### DO THIS
Copy exactly, and only, the lines below from the first through the one containing "plt.rcParams['font.family'] = ['Lato', 'DejaVu", both included; pictures are omitted.

### ITEMS
■ ■ ■
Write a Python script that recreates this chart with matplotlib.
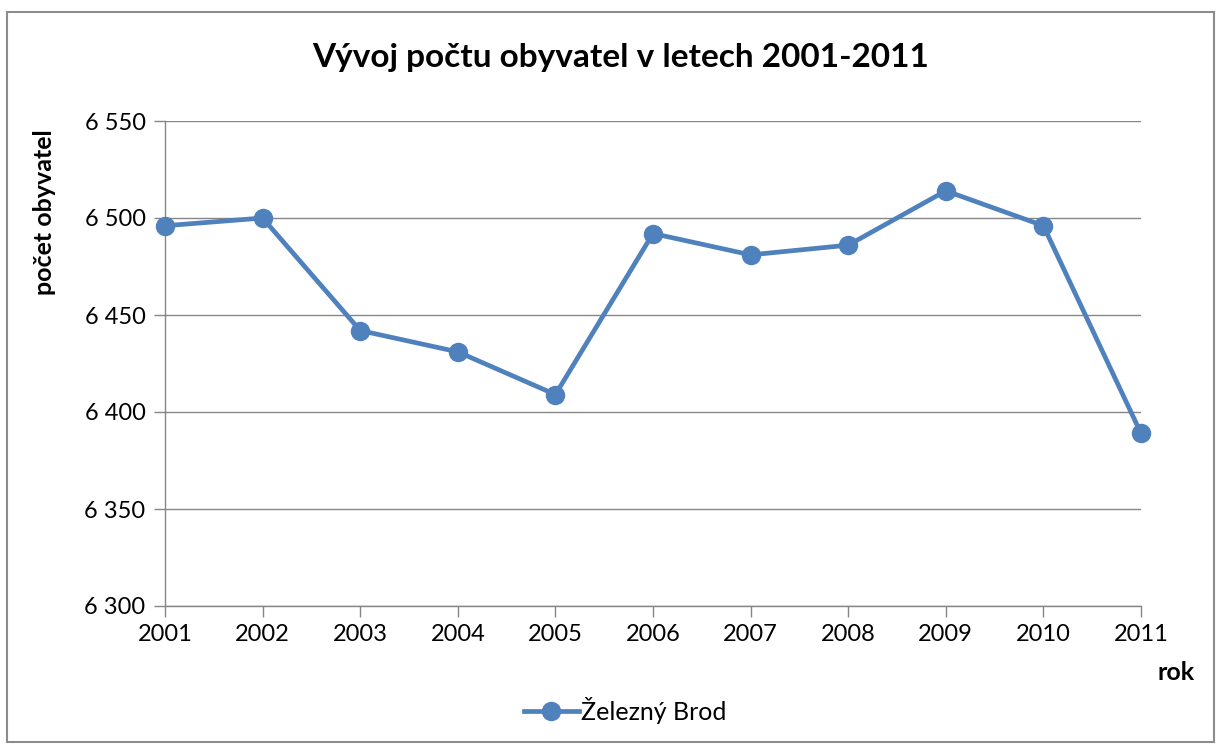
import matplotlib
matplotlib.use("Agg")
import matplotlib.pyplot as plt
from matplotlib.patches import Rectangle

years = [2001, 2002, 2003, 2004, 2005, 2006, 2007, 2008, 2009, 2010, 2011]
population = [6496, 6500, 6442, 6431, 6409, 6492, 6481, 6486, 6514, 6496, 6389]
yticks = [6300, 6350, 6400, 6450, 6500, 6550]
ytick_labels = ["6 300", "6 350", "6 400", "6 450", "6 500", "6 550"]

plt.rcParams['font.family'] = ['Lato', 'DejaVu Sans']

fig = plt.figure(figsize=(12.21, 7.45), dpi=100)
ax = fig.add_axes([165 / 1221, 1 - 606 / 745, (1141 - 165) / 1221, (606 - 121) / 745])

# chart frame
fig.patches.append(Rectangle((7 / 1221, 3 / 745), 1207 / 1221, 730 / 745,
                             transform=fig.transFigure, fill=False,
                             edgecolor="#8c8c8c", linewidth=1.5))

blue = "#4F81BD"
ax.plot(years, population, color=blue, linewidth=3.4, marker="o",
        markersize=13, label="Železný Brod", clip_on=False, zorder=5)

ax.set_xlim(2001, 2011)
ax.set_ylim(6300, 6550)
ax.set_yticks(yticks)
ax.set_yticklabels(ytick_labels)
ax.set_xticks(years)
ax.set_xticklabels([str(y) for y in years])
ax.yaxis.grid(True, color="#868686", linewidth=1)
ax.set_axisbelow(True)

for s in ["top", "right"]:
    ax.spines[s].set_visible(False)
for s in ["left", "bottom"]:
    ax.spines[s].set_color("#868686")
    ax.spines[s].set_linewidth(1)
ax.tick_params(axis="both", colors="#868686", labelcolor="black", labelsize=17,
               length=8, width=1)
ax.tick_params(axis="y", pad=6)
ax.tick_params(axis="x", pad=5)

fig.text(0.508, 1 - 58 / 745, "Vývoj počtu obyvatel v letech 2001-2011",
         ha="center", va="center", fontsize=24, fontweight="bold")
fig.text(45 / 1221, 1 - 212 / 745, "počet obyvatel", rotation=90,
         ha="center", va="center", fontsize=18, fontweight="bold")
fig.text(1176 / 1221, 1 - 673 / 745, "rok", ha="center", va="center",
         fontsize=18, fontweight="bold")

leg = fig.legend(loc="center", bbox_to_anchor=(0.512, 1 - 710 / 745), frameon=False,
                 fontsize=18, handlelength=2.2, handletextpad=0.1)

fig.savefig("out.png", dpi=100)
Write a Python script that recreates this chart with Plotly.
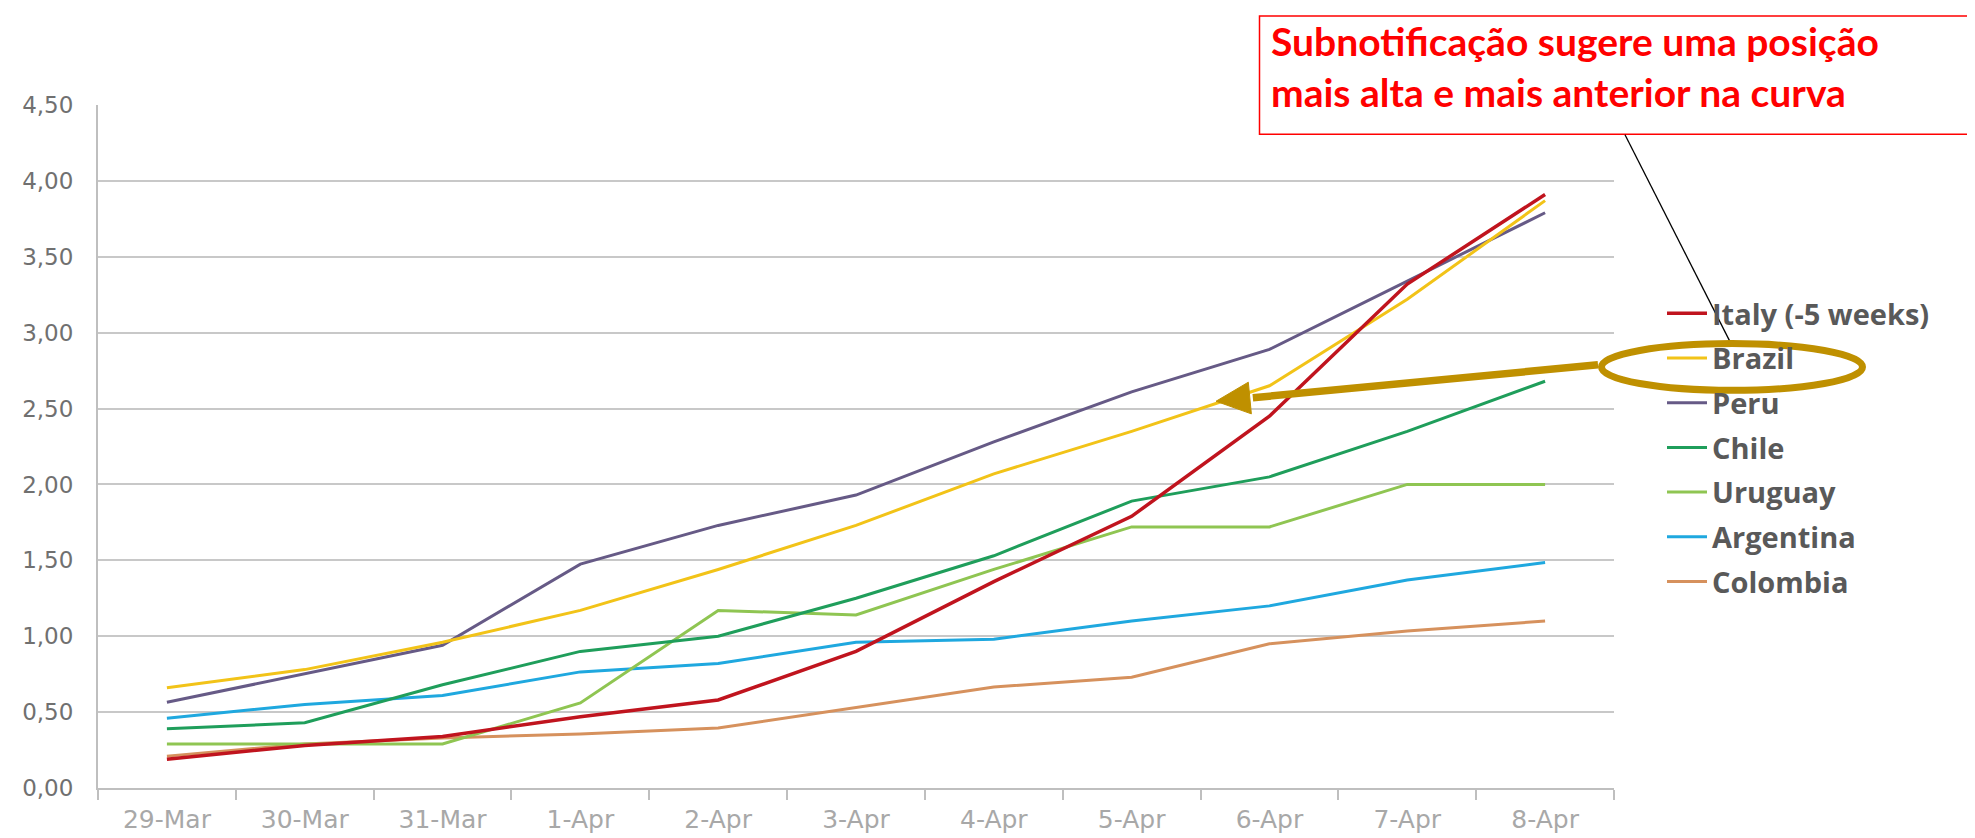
■ ■ ■
### SOLVED PROBLEM
Write a Python script that recreates this chart with matplotlib.
import matplotlib
matplotlib.use("Agg")
import matplotlib.pyplot as plt
from matplotlib.patches import Rectangle

years = [2001, 2002, 2003, 2004, 2005, 2006, 2007, 2008, 2009, 2010, 2011]
population = [6496, 6500, 6442, 6431, 6409, 6492, 6481, 6486, 6514, 6496, 6389]
yticks = [6300, 6350, 6400, 6450, 6500, 6550]
ytick_labels = ["6 300", "6 350", "6 400", "6 450", "6 500", "6 550"]

plt.rcParams['font.family'] = ['Lato', 'DejaVu Sans']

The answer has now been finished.